Presents a collection of poetry and verses, written more than two thousand years ago by some of the earliest known disciples of the Buddha, including works from the Therigathas, the oldest collection of poetry by women. Original.
Andrew Schelling is a poet, essayist, and translator of the poetry of India. He has taught at Naropa University for twenty years and from 1993–96 served as chair of the Jack Kerouac School of Disembodied Poetics founded by Alan Ginsburg and Anne Waldman. His publications include Tea Shack Interior and The Wisdom Anthology of North American Buddhist Poetry. He lives in Boulder, Colorado.
A selection of short, sharp-edged poems from the earliest centuries of the followers of the Buddha. From the translators' afterword: "The singers of the gathas were members of an edgy, innovative community that gathered around Buddha's teachings. They had no centers of learning, no monasteries, no administrators, no universities. Having renounced the cities or villages of old India, they lived on the road. They slept in fields, forests, city parks, caves, or alongside footpaths and horse tracks. Twenty-five hundred years ago they begged their food, practices with urgency, and knew they were forming a revolutionary discipline. Many invented a song or two, which we are lucky to have." (140)

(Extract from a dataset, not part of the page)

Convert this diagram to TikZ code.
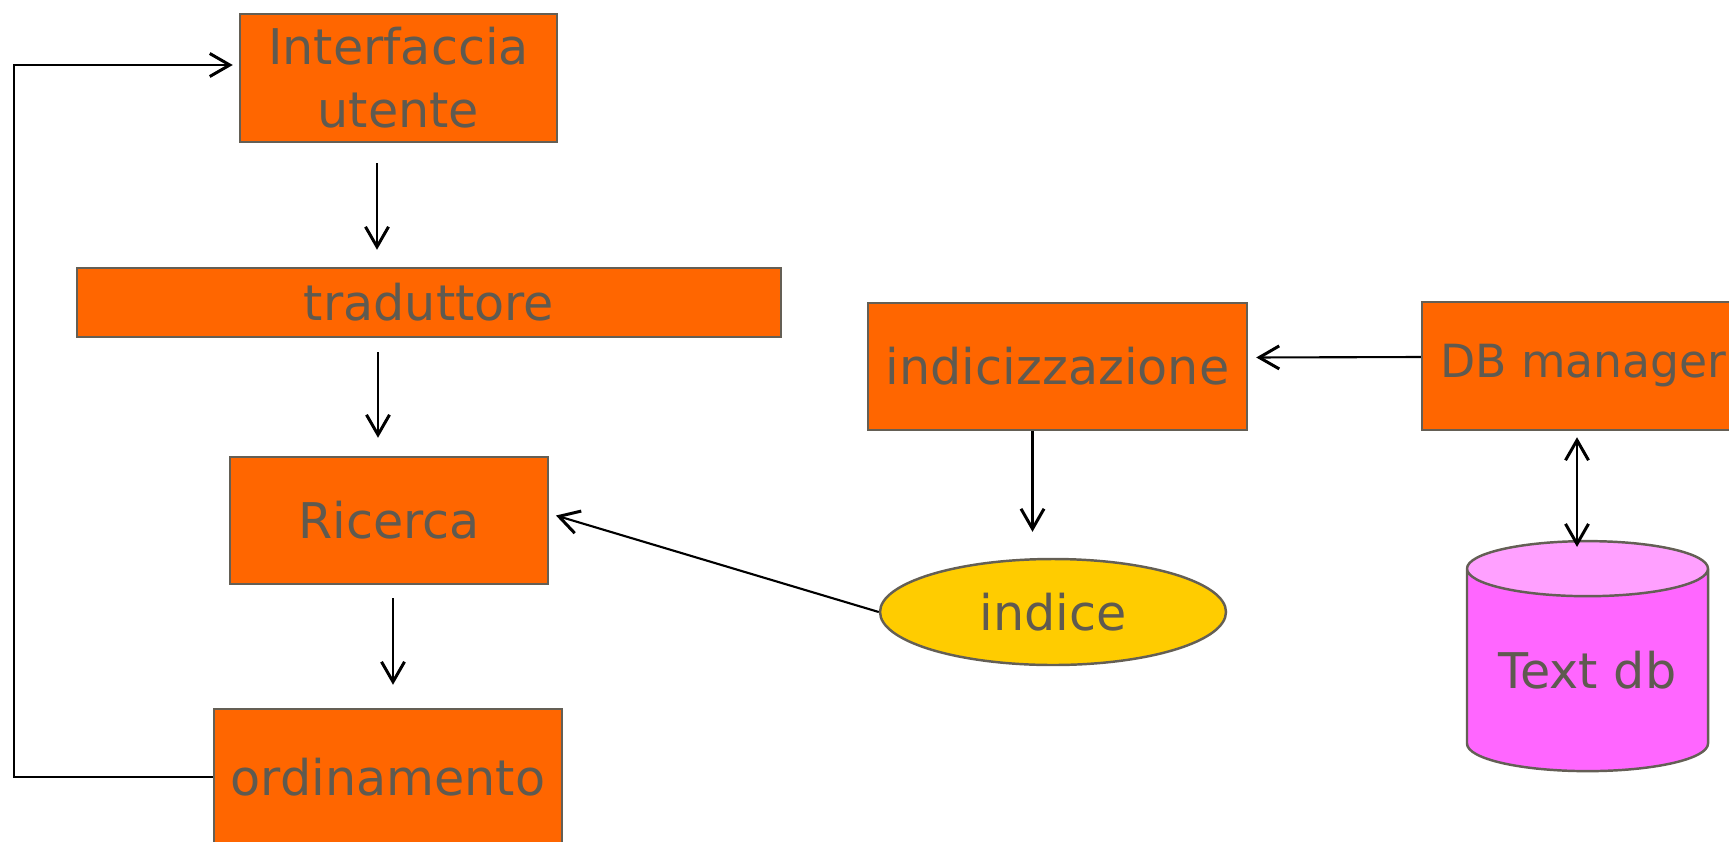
\documentclass[tikz,border=0pt]{standalone}
\usepackage{fontspec}
\setmainfont{DejaVu Sans}
\usetikzlibrary{arrows.meta,shapes.geometric,calc,positioning}

\begin{document}
\begin{tikzpicture}[
    blocco/.style={draw=bordo, line width=1.4pt, fill=arancio, text=testo,
        inner sep=0pt, align=center, font=\fontsize{28}{36}\selectfont},
    freccia/.style={line width=1.2pt,
        -{Straight Barb[length=0.4cm,width=0.46cm,line width=1.7pt]}},
    doppia/.style={line width=1.2pt,
        {Straight Barb[length=0.4cm,width=0.46cm,line width=1.7pt]}-{Straight Barb[length=0.4cm,width=0.46cm,line width=1.7pt]}}
]
    % Definizione colori
    \definecolor{arancio}{RGB}{255,102,0}
    \definecolor{giallo}{RGB}{255,204,0}
    \definecolor{rosa}{RGB}{255,102,255}
    \definecolor{rosachiaro}{RGB}{255,160,255}
    \definecolor{bordo}{RGB}{100,95,85}
    \definecolor{testo}{RGB}{95,90,80}

    \useasboundingbox (0,0) rectangle (34.58,-16.82);

    % Blocchi della catena di interrogazione
    \node[blocco, minimum width=6.34cm, minimum height=2.56cm] (interfaccia) at (7.97,-1.56) {Interfaccia\\utente};
    \node[blocco, minimum width=14.08cm, minimum height=1.38cm] (traduttore) at (8.58,-6.05) {traduttore};
    \node[blocco, minimum width=6.36cm, minimum height=2.54cm] (ricerca) at (7.78,-10.41) {Ricerca};
    \node[blocco, minimum width=6.96cm, minimum height=2.72cm] (ordinamento) at (7.76,-15.54) {ordinamento};

    % Blocchi di indicizzazione
    \node[blocco, minimum width=7.58cm, minimum height=2.54cm] (indicizzazione) at (21.15,-7.33) {indicizzazione};
    \node[blocco, minimum width=6.46cm, minimum height=2.56cm, font=\fontsize{26}{32}\selectfont] (dbmanager) at (31.67,-7.32) {DB manager};
    \node[ellipse, draw=bordo, line width=1.4pt, fill=giallo, text=testo, inner sep=0pt,
        minimum width=6.92cm, minimum height=2.12cm, font=\fontsize{28}{36}\selectfont] (indice) at (21.06,-12.24) {indice};
    \node[cylinder, shape border rotate=90, aspect=0.31, draw=bordo, line width=1.4pt,
        cylinder uses custom fill, cylinder body fill=rosa, cylinder end fill=rosachiaro,
        minimum width=4.82cm, minimum height=4.6cm, text=testo, inner sep=0pt,
        font=\fontsize{28}{36}\selectfont] (testodb) at (31.75,-13.41) {Text db};

    % Frecce verticali
    \draw[freccia, shorten <=0.4cm, shorten >=0.34cm] ($(interfaccia.south)+(-0.43,0)$) coordinate (a1) -- (a1 |- traduttore.north);
    \draw[freccia, shorten <=0.28cm, shorten >=0.36cm] ($(traduttore.south)+(-1.02,0)$) coordinate (a2) -- (a2 |- ricerca.north);
    \draw[freccia, shorten <=0.26cm, shorten >=0.46cm] ($(ricerca.south)+(0.08,0)$) coordinate (a3) -- (a3 |- ordinamento.north);
    \draw[freccia, shorten >=0.52cm] ($(indicizzazione.south)+(-0.5,0)$) coordinate (a4) -- (a4 |- indice.north);
    \draw[doppia, shorten <=0.12cm, shorten >=-0.14cm] ($(dbmanager.south)+(-0.13,0)$) coordinate (a5) -- (a5 |- testodb.north);

    % Frecce orizzontali e oblique
    \draw[freccia, shorten >=0.16cm] ([yshift=0.18cm]dbmanager.west) -- ([yshift=0.18cm]indicizzazione.east);
    \draw[freccia, shorten >=0.14cm] (indice.west) -- ([yshift=0.14cm]ricerca.east);

    % Ritorno da ordinamento a interfaccia
    \coordinate (ritorno) at (0.28,-1.3);
    \draw[freccia, shorten >=0.12cm] (ordinamento.west) -| (ritorno) -- ([yshift=0.26cm]interfaccia.west);
\end{tikzpicture}
\end{document}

These poems of renunciation of worldly aspirations and devotion to the Dharma (the ways of the Buddha) sparkle with lucidity and provide stark testimony of unsatisfied lives transformed owing to discovery of the Buddha. The texts are relatable even for those with little interest in spiritual practice. The poems, passed down in oral form from the earliest disciples, consist of common folk speaking in language – as rendered by the translators – that is plain, unadorned and communicates passion with immediacy.